Knowledge is two-fold, and consists not only in an affirmation of what is true, but in the negation of that which is false.
Examinations are formidable even to the best prepared, for the greatest fool may ask more than the wisest man can answer.
The seat of perfect contentment is in the head; for every individual is thoroughly satisfied with his own proportion of brains.
Religion has treated knowledge sometimes as an enemy, sometimes as a hostage; often as a captive and more often as a child; but knowledge has become of age, and religion must either renounce her acquaintance, or introduce her as a companion and respect her as a friend.
To despise our own species is the price we must often pay for knowledge of it.
Men are more readily contented with no intellectual light than with a little; and wherever they have been taught to acquire some knowledge in order to please others, they have most generally gone on to acquire more, to please themselves.
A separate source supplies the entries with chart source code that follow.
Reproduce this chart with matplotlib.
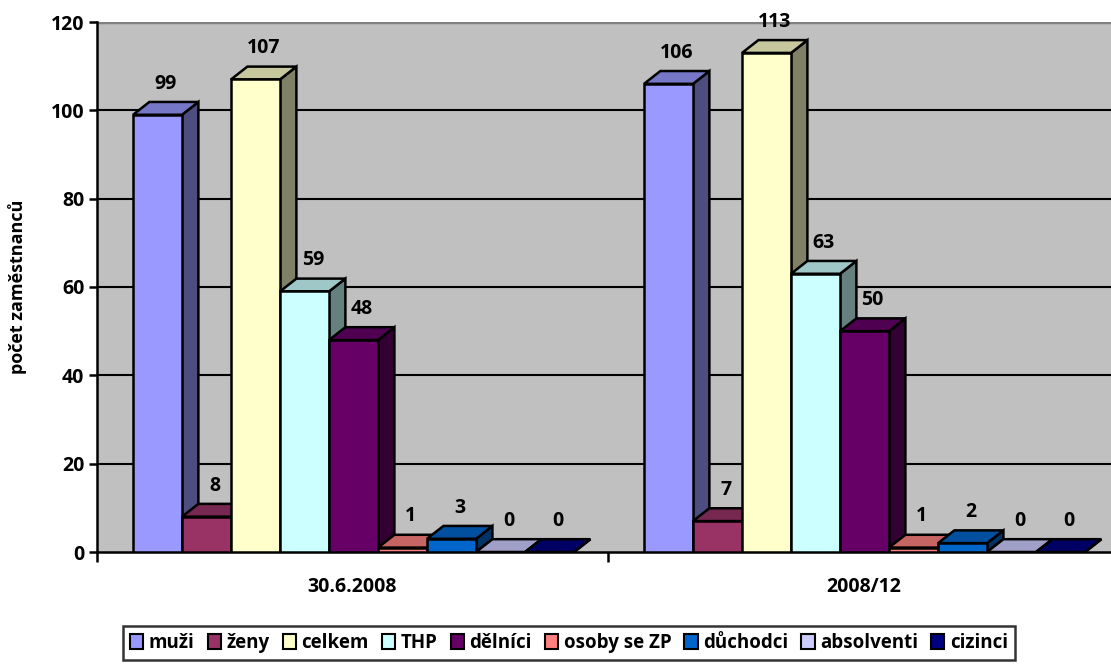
import matplotlib.pyplot as plt
from matplotlib.patches import Polygon, Patch
import matplotlib.colors as mcolors

plt.rcParams['font.family'] = ['Open Sans', 'DejaVu Sans']
plt.rcParams['font.weight'] = 'bold'

categories = ['30.6.2008', '2008/12']
series = ['muži', 'ženy', 'celkem', 'THP', 'dělníci', 'osoby se ZP',
          'důchodci', 'absolventi', 'cizinci']
values_2008_06 = [99, 8, 107, 59, 48, 1, 3, 0, 0]
values_2008_12 = [106, 7, 113, 63, 50, 1, 2, 0, 0]
colors = ['#9999FF', '#993366', '#FFFFCC', '#CCFFFF', '#660066',
          '#FF8080', '#0066CC', '#CCCCFF', '#000080']

fig = plt.figure(figsize=(11.11, 6.64), dpi=100)
ax = fig.add_axes([97 / 1111, 112 / 664, 1022 / 1111, 530 / 664])
ax.set_facecolor('#C0C0C0')
ax.set_xlim(0, 2)
ax.set_ylim(0, 120)

# 3D look: depth offsets in data units
dx = 0.032
dy = 2.9
w = 0.0959
start = 0.0705


def shade(c, f):
    r, g, b = mcolors.to_rgb(c)
    return (r * f, g * f, b * f)


for gi, vals in enumerate([values_2008_06, values_2008_12]):
    for i, v in enumerate(vals):
        x = gi + start + i * w
        col = colors[i]
        front = Polygon([(x, 0), (x + w, 0), (x + w, v), (x, v)],
                        facecolor=col, edgecolor='black', lw=1.8, zorder=3)
        side = Polygon([(x + w, 0), (x + w + dx, dy), (x + w + dx, v + dy), (x + w, v)],
                       facecolor=shade(col, 0.5), edgecolor='black', lw=1.8, zorder=3)
        top = Polygon([(x, v), (x + dx, v + dy), (x + w + dx, v + dy), (x + w, v)],
                      facecolor=shade(col, 0.78), edgecolor='black', lw=1.8, zorder=3)
        ax.add_patch(side)
        ax.add_patch(top)
        ax.add_patch(front)
        ax.annotate(str(v), (x + w / 2 + dx / 2, v + dy), xytext=(0, 6),
                    textcoords='offset points', ha='center', va='bottom',
                    fontsize=14, fontweight='bold', zorder=4,
                    annotation_clip=False)

# gridlines
for yv in [20, 40, 60, 80, 100]:
    ax.axhline(yv, color='black', lw=1.5, zorder=1)
ax.axhline(120, color='#808080', lw=2.5, zorder=1)

for s in ['top', 'right']:
    ax.spines[s].set_visible(False)
ax.spines['left'].set_linewidth(1.8)
ax.spines['bottom'].set_linewidth(1.8)

ax.set_yticks([0, 20, 40, 60, 80, 100, 120])
ax.set_yticklabels(['0', '20', '40', '60', '80', '100', '120'], fontsize=14, fontweight='bold')
ax.tick_params(axis='y', length=6, width=1.8, direction='out', pad=3)
ax.set_xticks([0.5, 1.5])
ax.set_xticklabels(categories, fontsize=14, fontweight='bold')
ax.tick_params(axis='x', length=0, pad=18)
ax.set_xticks([0, 1, 2], minor=True)
ax.tick_params(axis='x', which='minor', length=7, width=1.8)

fig.text(18 / 1111, 0.568, 'počet zaměstnanců', rotation=90, ha='center',
         va='center', fontsize=13, fontweight='bold')

handles = [Patch(facecolor=c, edgecolor='black', lw=1.5) for c in colors]
leg = fig.legend(handles, series, loc='center', bbox_to_anchor=(569 / 1111, 1 - 643 / 664),
                 ncol=9, frameon=True, fancybox=False, handlelength=0.7,
                 handleheight=0.8, handletextpad=0.3, columnspacing=0.7,
                 borderpad=0.35, prop={'size': 13.5, 'weight': 'bold'})
leg.get_frame().set_edgecolor('black')
leg.get_frame().set_linewidth(1.8)

fig.savefig('out.png', dpi=100)
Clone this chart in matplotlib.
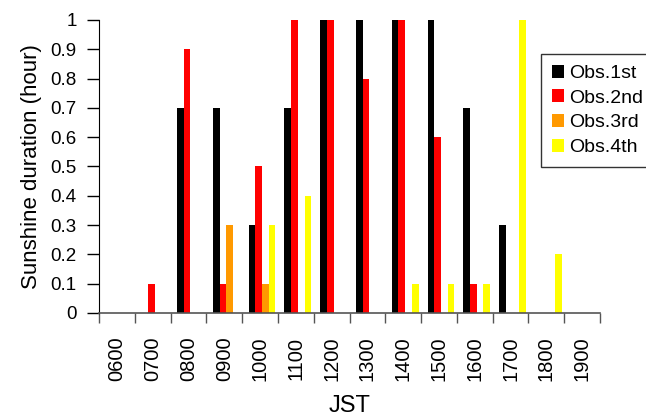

Mathematicians have sought knowledge in figures, Philosophers in systems, Logicians in subtleties, and Metaphysicians in sounds. It is not in any nor in all of these. He that studies only men, will get the body of knowledge without the soul, and he that studies only books, the soul without the body.
The further we advance in knowledge, the more simplicity shall we discover in those primary rules that regulate all the apparently endless, complicated, and multiform operations of the Godhead.
A man who knows the world will not only make the most of everything he does know, but of many things he does not know, and will gain more credit by his adroit mode of hiding his ignorance than the pedant by his awkward attempt to exhibit his erudition.
In the pursuit of knowledge, follow it wherever it is to be found; like fern, it is the produce of all climates, and like coin, its circulation is not restricted to any particular class.
The highest knowledge can be nothing more than the shortest and clearest road to truth; all the rest is pretension, not performance, mere verbiage and grandiloquence, from which we can learn nothing.
It has been observed that a dwarf standing on the shoulders of a giant will see farther than the giant himself; and the moderns, standing as they do on the vantage ground of former discoveries and uniting all the fruits of the experience of their forefathers, with their own actual observation, may be admitted to enjoy a more enlarged and comprehensive view of things than the ancients themselves.
We own almost all our knowledge not to those who have agreed but to those who have differed.
Where thou perceivest knowledge, bend the ear of attention and respect; But yield not further to the teaching, than as thy mind is warranted by reasons. Better is an obstinant disputant, that yieldeth inch by inch, Than the shallow traitor to himself, who surrendereth to half an argument.